DEVELOPMENT AND OUTLOOK FOR AGRICULTURE IN INTERNATIONAL CLIMATE NEGOCIATIONS
By Clothilde TRONQUET, Claudine FOUCHEROT
Agriculture has a specific role to play in current and future climate change. This carbon-intensive sector, which is responsible for 13.5% of global greenhouse gas emissions, is also highly exposed to the impacts of climate change, including a downward trend and increasing variability in yields. Yet agriculture’s capacity to adapt and potential for mitigation also make it part of the solution to climate change. The agricultural sector is often treated as a poor relation in international climate negotiations, which is inappropriate given its specific characteristics and fundamental role. The aim of this report is to consider how agriculture can participate effectively in the United Nations Framework Convention on Climate Change (UNFCCC) negotiations and identify the main challenges faced by this sector in the coming years.
An analysis of the history of negotiations and their current situation belies the idea that agriculture plays no part in the UNFCCC process, although it does not enjoy specific consideration as a sector. It falls within the scope of various mitigation and adaptation mechanisms, while its effective participation remains limited. Since 2009, agriculture has also been included in the COP negotiation process and is currentlyn part of the UNFCCC’s Subsidiary Body for Scientific and Technological Advice (SBSTA). However, agriculture is only at the first stage of a long and complex negotiation process which cannot be expected to be completed during COP21. While we can hope for COP21 to achieve progress in dialogue regarding monitoring, reporting and verification (MRV) or the adoption of a landscape approach, the SBSTA’s work on agriculture will continue beyond 2015, representing a vital step before the development of any operational tools. Multilateral initiatives such as the Global Alliance for Climate-Smart Agriculture are meanwhile helping to mobilise the international community regarding agricultural issues, in parallel with international negotiations, although they remain on the margins of the UN’s action.

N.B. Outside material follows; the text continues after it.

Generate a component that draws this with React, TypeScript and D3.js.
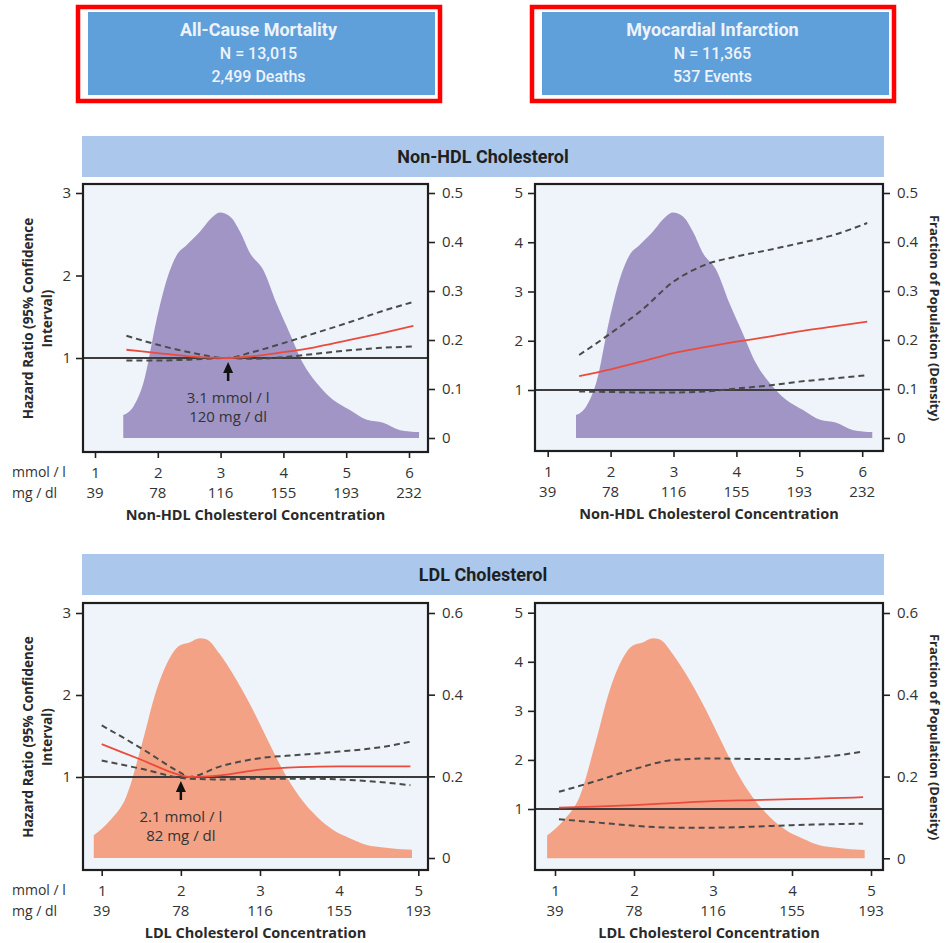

The obstacles to establishing mitigation and adaptation mechanisms in the agricultural sector, from engineering to funding, are abundant and difficult to overcome. Therefore the perceived “slowness” of international negotiations on the subject of agriculture only reflects the scale of the challenges to be tackled, i.e. the importance of agriculture in trade, its political sensitivity and the complexity of the scientific and technical challenge presented by the reduction and monitoring of agricultural emissions. Furthermore, it is a matter of rethinking agricultural development trajectories, modifying the organisation of agricultural sub-sectors, from input production to consumption habits, and considering the effective impacts on stakeholders, including in terms of development.